At the beginning of my research I visited the CBF library. I arrived at the offices and the janitor buzzed me in. I waited for several minutes as he chatted to a friend on the telephone, showing no concern in attending to me. He then told me to go upstairs. I took the lift and got out at the third floor. Behind a green metal door was a medium-sized room that looked like a second-hand
bookshop. Along one wall shelves were clumsily stacked with books and files. In a corner sat the librarian, wearing a grey tanktop, maroon tie and a pair of glasses connected round the back of his head by string.
He looked up at me and pointed to a table, which was covered in books, papers, a small tree of garlic cloves, paper clips, a stapler and a packet of pork scratchings.
'Sit down there and research,' he barked, as if he was a prison warder and I a new internee.
I read a sign on the wall: 'If possible, please do not smoke.' If possible?
The CBF library was almost useless. The book collection was neither comprehensive nor catalogued.

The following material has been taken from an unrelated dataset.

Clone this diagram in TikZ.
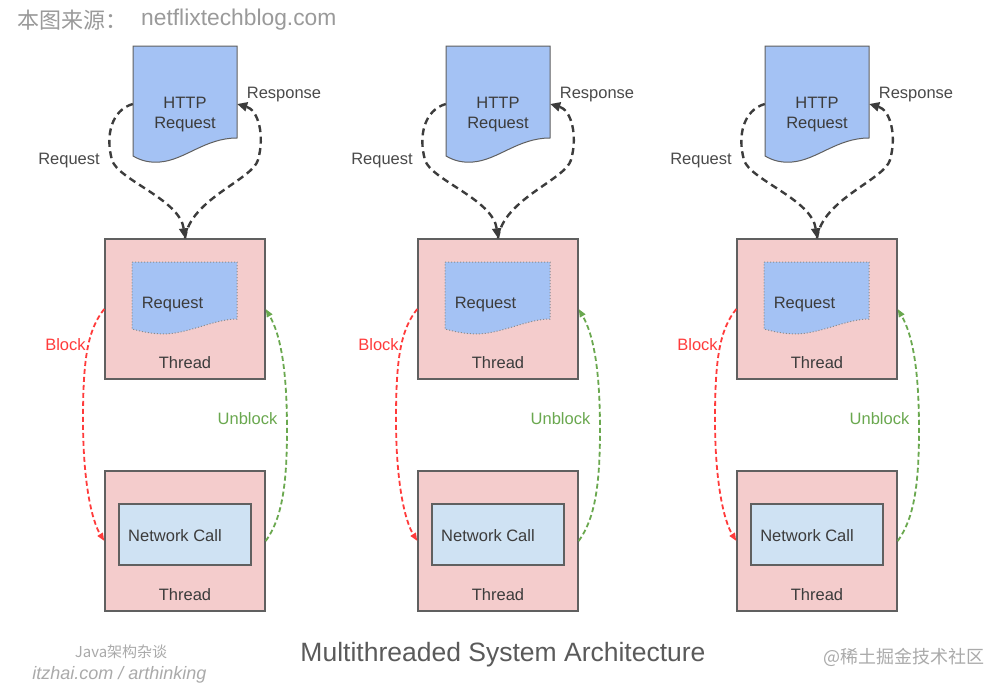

It was also difficult to concentrate since the librarian was listening to his radio at full volume.
I remember wondering at the time where all the CBF's Nike money had gone, since it had obviously not been spent on sprucing up their offices. Or on training personnel in the art of good manners. If I had wanted any proof that the CBF was run – at least superficially – like the worst type of state firm, then I had found it on my first day out.
Within Brazil, the CBF is seen in much the same way as all authority; untrustworthy, incompetent and corrupt. Its international nadir came at about 9pm on 19 December 1983. Two men entered the Rua da Alfandega offices. They bound, gagged and blindfolded the night watchman and took the lift to the ninth floor – where the Jules Rimet Cup was kept.
The World Cup's gold trophy had been given to Brazil for keeps after they won the tournament, in 1970, for the third time. To safeguard the prize, the CBF owned a replica cup and had a cabinet fronted with bullet-proof glass. Yet in its wisdom, the CBF kept the replica hidden in a cupboard and the bullet-proof cabinet was nailed into the wall – which meant that any half-brained thief only needed a crowbar to prise it open from the back. The robbery lasted twenty minutes and the Jules Rimet Cup was never seen again.
(Four people were eventually convicted for their part in the crime, although the details of what happened are still unclear. It is understood that the cup, made of 1.8kg of gold, was sawn into pieces and melted down into bars.)